The leaders will accept that their public relations is in a mess, but they will tell themselves that they do not need help in putting it right. They will convince themselves and those around them that they, the leaders, have the answers to fixing the problem, because they know what needs to be done.
A government’s vision is distorted by its own blinkers. What it thinks it sees is not what others are seeing. What it thinks it sees is not what really exists. But do not tell it to the leaders. They believe they know it all.
This trait is not peculiar to any government. The PPP persisted for years with one individual, even though it was clear that he was not getting the message across because people were no longer listening. The PPP engaged with boring and one-sided political debates about its many controversial projects seen, though it should have been obvious that the lack of balance in the panels was more a meeting of minds than a debate.
APNU+AFC‘s PR problems are part of a bigger problem. That problem is the mistrust and division between APNU and the AFC. APNU has no respect for the AFC. Forget all the fancy talk about being committed to the coalition. There are deep suspicions within APNU about the AFC. APNU is afraid that the AFC-controlled information machinery will shortchange its ministers.
The information portfolio should rightly be that of the Prime Minister. He is the Minister of Information. He should be responsible for all relations with the media and this includes post-Cabinet press briefings, which is a carbon copy of what the PPP had. The Prime Minister should also be responsible for reporting on the presidency. But this is not the case.
The information portfolio, while it supposedly falls under the Prime Minister, has been split up. There is a Department of Public Information which falls under the PM. Then there is the post-Cabinet Press Briefing which is usually hosted by the Minister of State within the Office of the President. Then the same OP has its own information unit which is heavily staffed and is headed by an ex-army official. All of this undermines the role of the Information Minister.

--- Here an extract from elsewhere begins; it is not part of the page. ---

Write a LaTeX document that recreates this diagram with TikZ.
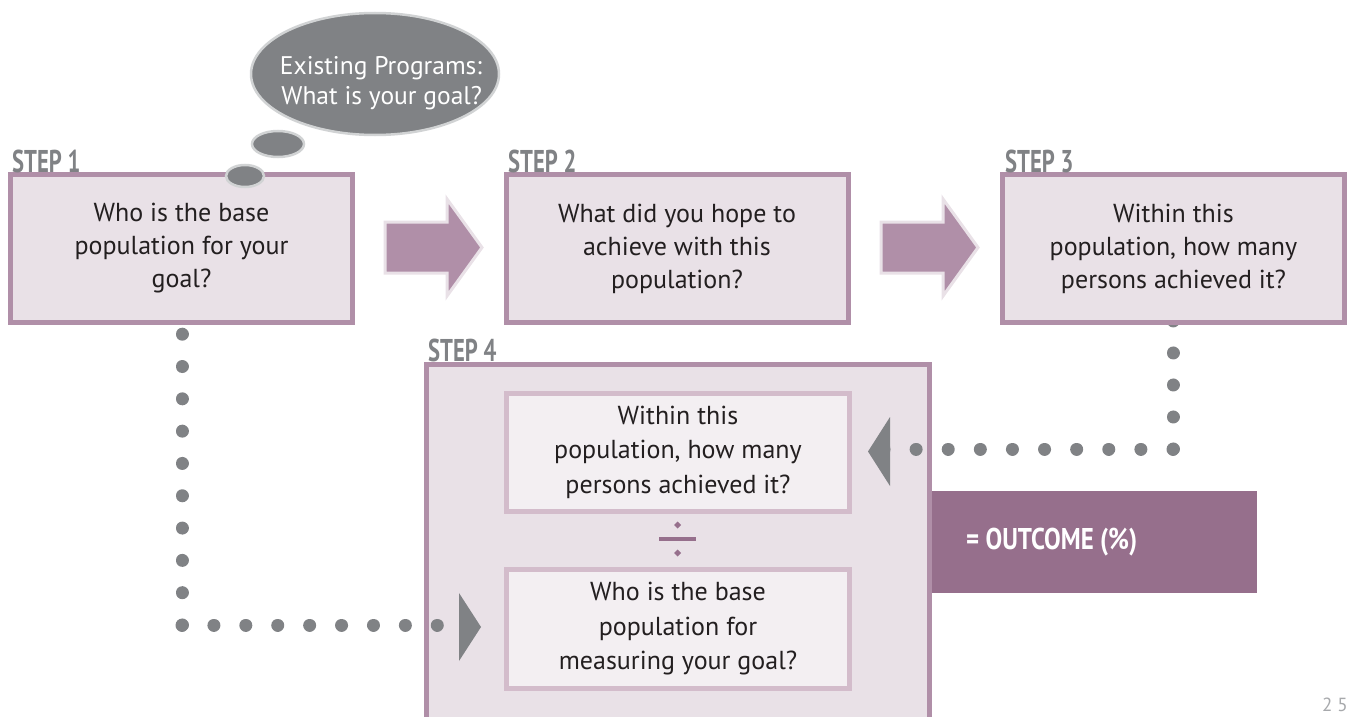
\documentclass[tikz,border=0pt]{standalone}
\usepackage{fontspec}
\setmainfont{PT Sans}
\newfontfamily\stepfont{PT Sans}[FakeStretch=0.72]
\newfontfamily\outfont{PT Sans}[FakeStretch=0.83]
\usetikzlibrary{shapes.geometric}
\definecolor{boxborder}{HTML}{B08FA8}
\definecolor{boxfill}{HTML}{E9E1E7}
\definecolor{innerborder}{HTML}{D3BCCB}
\definecolor{innerfill}{HTML}{F3EFF2}
\definecolor{outcomefill}{HTML}{966F8C}
\definecolor{grayone}{HTML}{808285}
\definecolor{bubbleedge}{HTML}{D1D3D4}
\definecolor{textcol}{HTML}{231F20}
\definecolor{pagenum}{HTML}{A7A9AC}
\begin{document}
\begin{tikzpicture}[x=1pt,y=-1pt,
  bodytext/.style={font=\fontsize{26}{33}\selectfont, text=textcol, align=center},
  stepbox/.style={bodytext, draw=boxborder, line width=5pt, fill=boxfill, minimum width=342pt, minimum height=148pt, inner sep=0pt},
  innerbox/.style={bodytext, draw=innerborder, line width=5pt, fill=innerfill, minimum width=343pt, minimum height=118pt, inner sep=0pt, font=\fontsize{26}{34.5}\selectfont},
  steplabel/.style={font=\stepfont\bfseries\fontsize{31.5}{31.5}\selectfont, text=grayone, anchor=base west, inner sep=0pt},
  dotline/.style={draw=grayone, line width=13pt, line cap=round, dash pattern=on 0.01pt off #1},
  blockarrow/.style={fill=boxborder, draw=boxfill, line width=3pt, line join=miter},
  pointer/.style={fill=grayone, draw=none},
  bubble/.style={ellipse, fill=grayone, draw=bubbleedge, line width=2.5pt, inner sep=0pt}
]
\useasboundingbox (0,0) rectangle (1350,717);

% outcome box (behind step 4 border)
\node[fill=outcomefill, minimum width=327pt, minimum height=102pt, inner sep=0pt] (outcome) at (1093.5,542) {};
\node[font=\outfont\bfseries\fontsize{30}{30}\selectfont, text=white, anchor=west, inner sep=0pt] (outcometext) at (966,542) {= OUTCOME (\%)};

% step 4 container
\node[draw=boxborder, line width=5pt, fill=boxfill, minimum width=503pt, minimum height=376pt, inner sep=0pt] (s4) at (678,552.5) {};

% connector coordinates
\coordinate (c1top) at (182,330);
\coordinate (c1corner) at (182,625);
\coordinate (c1end) at (440,625);
\coordinate (c3top) at (1173,317);
\coordinate (c3corner) at (1173,449);
\coordinate (c3end) at (884,449);

% dotted connectors (step boxes cover their upper ends)
\draw[dotline=32.3pt] (c1corner) -- (c1top);
\draw[dotline=31.9pt] (c1corner) -- (c1end);
\draw[dotline=32pt] (c3corner) -- (c3top);
\draw[dotline=32.1pt] (c3corner) -- (c3end);

% step boxes
\node[stepbox] (s1) at (181.5,248.5) {Who is the base\\population for your\\goal?};
\node[stepbox] (s2) at (677,248.5) {What did you hope to\\achieve with this\\population?};
\node[stepbox] (s3) at (1173.5,248.5) {Within this\\population, how many\\persons achieved it?};

% step 4 inner boxes
\node[innerbox] (num) at (678,452) {Within this\\population, how many\\persons achieved it?};
\node[innerbox, minimum height=119pt] (den) at (678,629) {Who is the base\\population for\\measuring your goal?};

% divide sign
\coordinate (divc) at (677.5,539);
\draw[draw=outcomefill, line width=4pt] ([xshift=-18.5pt]divc) -- ([xshift=18.5pt]divc);
\fill[outcomefill] ([yshift=-14pt]divc) +(-3.5,0) -- +(0,-3.5) -- +(3.5,0) -- +(0,3.5) -- cycle;
\fill[outcomefill] ([yshift=14pt]divc) +(-3.5,0) -- +(0,-3.5) -- +(3.5,0) -- +(0,3.5) -- cycle;

% step labels
\node[steplabel] (l1) at (12,172) {STEP 1};
\node[steplabel] (l2) at (508,172) {STEP 2};
\node[steplabel] (l3) at (1005,172) {STEP 3};
\node[steplabel] (l4) at (428,361) {STEP 4};

% block arrows between steps
\draw[blockarrow] (385,222) -- (447,222) -- (447,199) -- (482,247.5) -- (447,296) -- (447,273) -- (385,273) -- cycle;
\draw[blockarrow] (881,222) -- (943,222) -- (943,199) -- (978,247.5) -- (943,296) -- (943,273) -- (881,273) -- cycle;

% gray pointers
\fill[pointer] (890,417) -- (868,451.5) -- (890,486) -- cycle;
\fill[pointer] (459,593) -- (481,627) -- (459,661) -- cycle;

% thought bubble
\node[bubble, minimum width=248pt, minimum height=122pt] (thought) at (375,74) {};
\node[text=white, align=right, font=\fontsize{25.5}{30}\selectfont, inner sep=0pt] (thoughttext) at (381,83) {Existing Programs:\\What is your goal?};
\node[bubble, minimum width=52pt, minimum height=26pt] (b2) at (278,144) {};
\node[bubble, minimum width=38pt, minimum height=22pt] (b1) at (245,176) {};

% page number
\node[font=\fontsize{19}{19}\selectfont\addfontfeature{LetterSpace=25}, text=pagenum, anchor=base west, inner sep=0pt] (page) at (1322,711) {25};
\end{tikzpicture}
\end{document}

And this is the reason why there is no coherent policy. It is not that one cannot be developed. It is simply a case in which the information portfolio is split up among different units, thereby resulting in the confusion and ineffectiveness which is now evident.
The government will say that there is no need to fix anything; that it knows how to deal with the problem with changing the present arrangement. The government is however blinkered. It is not seeing what the public is seeing, because its refuses to get an independent assessment of things. In the meantime, while its popularity is falling, it believes its own propaganda that all is well in the state of Denmark.